In particular, take $\alpha = \omega^2$. Define a progressive cofinal sequence system on $\omega^2$ by $p_n ((m+1) \omega) = m \omega + n$, $p_n (\omega^2) = n \omega$. Then the level $\omega^2$ prefix-free code is exactly identical to the level $\omega$ binary number system I defined earlier.

## 2 thoughts on “Prefix-free codes and ordinals”

1. Reblogged this on Gentzen translated and commented:
Very nice. I like that the ordinal based construction allows for quite some freedom, while still ensuring that every number can be represented uniquely, and that lexicographically greater codewords map to bigger numbers.

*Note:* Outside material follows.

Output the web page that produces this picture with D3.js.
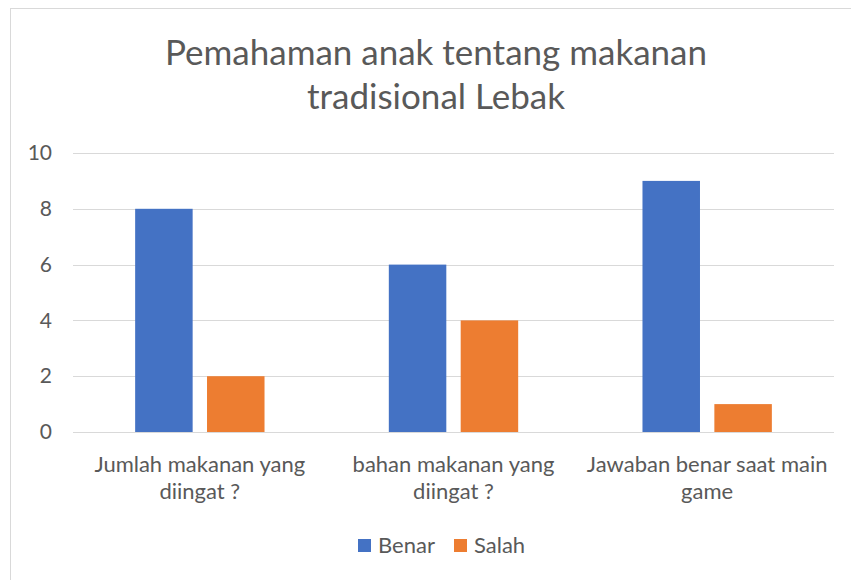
<!DOCTYPE html>
<html>
<head>
<meta charset="utf-8">
<script src="https://cdn.jsdelivr.net/npm/d3@7"></script>
<style>
  body { margin: 0; background: #fff; overflow: hidden; }
  text { font-family: Lato, "Noto Sans", sans-serif; }
</style>
</head>
<body>
<div id="chart"></div>
<script>
// data
var categories = [["Jumlah makanan yang", "diingat ?"], ["bahan makanan yang", "diingat ?"], ["Jawaban benar saat main", "game"]];
var seriesNames = ["Benar", "Salah"];
var benar = [8, 6, 9];
var salah = [2, 4, 1];
var yTicks = [0, 2, 4, 6, 8, 10];
var colours = ["#4472C4", "#ED7D31"];

var width = 851, height = 580;
var margin = {top: 153, right: 17, bottom: 148, left: 73};
var widthG = width - margin.left - margin.right;
var heightG = height - margin.top - margin.bottom;

var svg = d3.select("#chart").append("svg")
  .attr("width", width)
  .attr("height", height);

// outer frame (right and bottom edges fall outside the picture)
svg.append("rect")
  .attr("x", 10.5).attr("y", 8.5)
  .attr("width", width + 20).attr("height", height + 20)
  .attr("fill", "#fff")
  .attr("stroke", "#d9d9d9");

// title
svg.append("text")
  .attr("text-anchor", "middle")
  .style("font-size", "35px")
  .style("fill", "#595959")
  .selectAll("tspan")
  .data(["Pemahaman anak tentang makanan", "tradisional Lebak"])
  .enter().append("tspan")
  .attr("x", 436)
  .attr("y", function(d, i) { return 65 + i * 44; })
  .text(function(d) { return d; });

var g = svg.append("g")
  .attr("transform", "translate(" + margin.left + "," + margin.top + ")");

var x0 = d3.scaleBand()
  .domain(d3.range(categories.length))
  .range([0, widthG])
  .paddingInner(0.49)
  .paddingOuter(0.245);

var x1 = d3.scaleBand()
  .domain(seriesNames)
  .range([0, x0.bandwidth()])
  .paddingInner(0.2);

var y = d3.scaleLinear()
  .domain([0, 10])
  .range([heightG, 0]);

// gridlines
g.append("g")
  .selectAll("line")
  .data(yTicks)
  .enter().append("line")
  .attr("x1", 0).attr("x2", widthG)
  .attr("y1", function(d) { return Math.round(y(d)) + 0.5; })
  .attr("y2", function(d) { return Math.round(y(d)) + 0.5; })
  .attr("stroke", "#d9d9d9")
  .attr("stroke-width", 1);

// y axis labels
var yAxis = d3.axisLeft(y).tickValues(yTicks).tickSize(0).tickPadding(21);
var gy = g.append("g").call(yAxis);
gy.select(".domain").remove();
gy.selectAll("text")
  .style("font-family", "Lato, 'Noto Sans', sans-serif")
  .style("font-size", "21px")
  .style("fill", "#595959");

// bars
var groups = g.selectAll(".grp")
  .data(categories.map(function(c, i) { return {i: i, values: [benar[i], salah[i]]}; }))
  .enter().append("g")
  .attr("transform", function(d) { return "translate(" + x0(d.i) + ",0)"; });

groups.selectAll("rect")
  .data(function(d) { return d.values.map(function(v, j) { return {name: seriesNames[j], value: v, j: j}; }); })
  .enter().append("rect")
  .attr("x", function(d) { return x1(d.name); })
  .attr("y", function(d) { return y(d.value); })
  .attr("width", x1.bandwidth())
  .attr("height", function(d) { return heightG - y(d.value); })
  .attr("fill", function(d) { return colours[d.j]; });

// x category labels
var xc = d3.scaleBand().domain(d3.range(categories.length)).range([0, widthG]);
g.append("g").selectAll("text")
  .data(categories)
  .enter().append("text")
  .attr("text-anchor", "middle")
  .style("font-size", "22px")
  .style("fill", "#595959")
  .each(function(d, i) {
    var t = d3.select(this);
    d.forEach(function(line, k) {
      t.append("tspan")
        .attr("x", xc(i) + xc.bandwidth() / 2)
        .attr("y", heightG + 40 + k * 27)
        .text(line);
    });
  });

// legend
var legend = svg.append("g").attr("transform", "translate(358,539)");
var lx = [0, 96];
seriesNames.forEach(function(name, i) {
  legend.append("rect")
    .attr("x", lx[i]).attr("y", 0)
    .attr("width", 13).attr("height", 13)
    .attr("fill", colours[i]);
  legend.append("text")
    .attr("x", lx[i] + 20).attr("y", 14)
    .style("font-size", "22px")
    .style("fill", "#595959")
    .text(name);
});
</script>
</body>
</html>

Allowing non-binary digits would provide even more freedom. I guess the only thing which would change in the ordinal based construction is that (2n-1+b) would be replaced by (rn-r+1+d), where d is an r-ary digit. And the encoding of $1^n0x$ would have to be adapted too.

I wonder what motivated you to write this post. Was it just the obvious motivation to construct a connection between ordinals and natural number representations?

2. Thanks. My inspiration was seeing other discussions of what I called the level $\omega$ binary system. I believe this was in a paper implementing it in binary lambda calculus, but I can’t bother to find it again. I was thinking about nice properties of this representation system and trying to generalize it.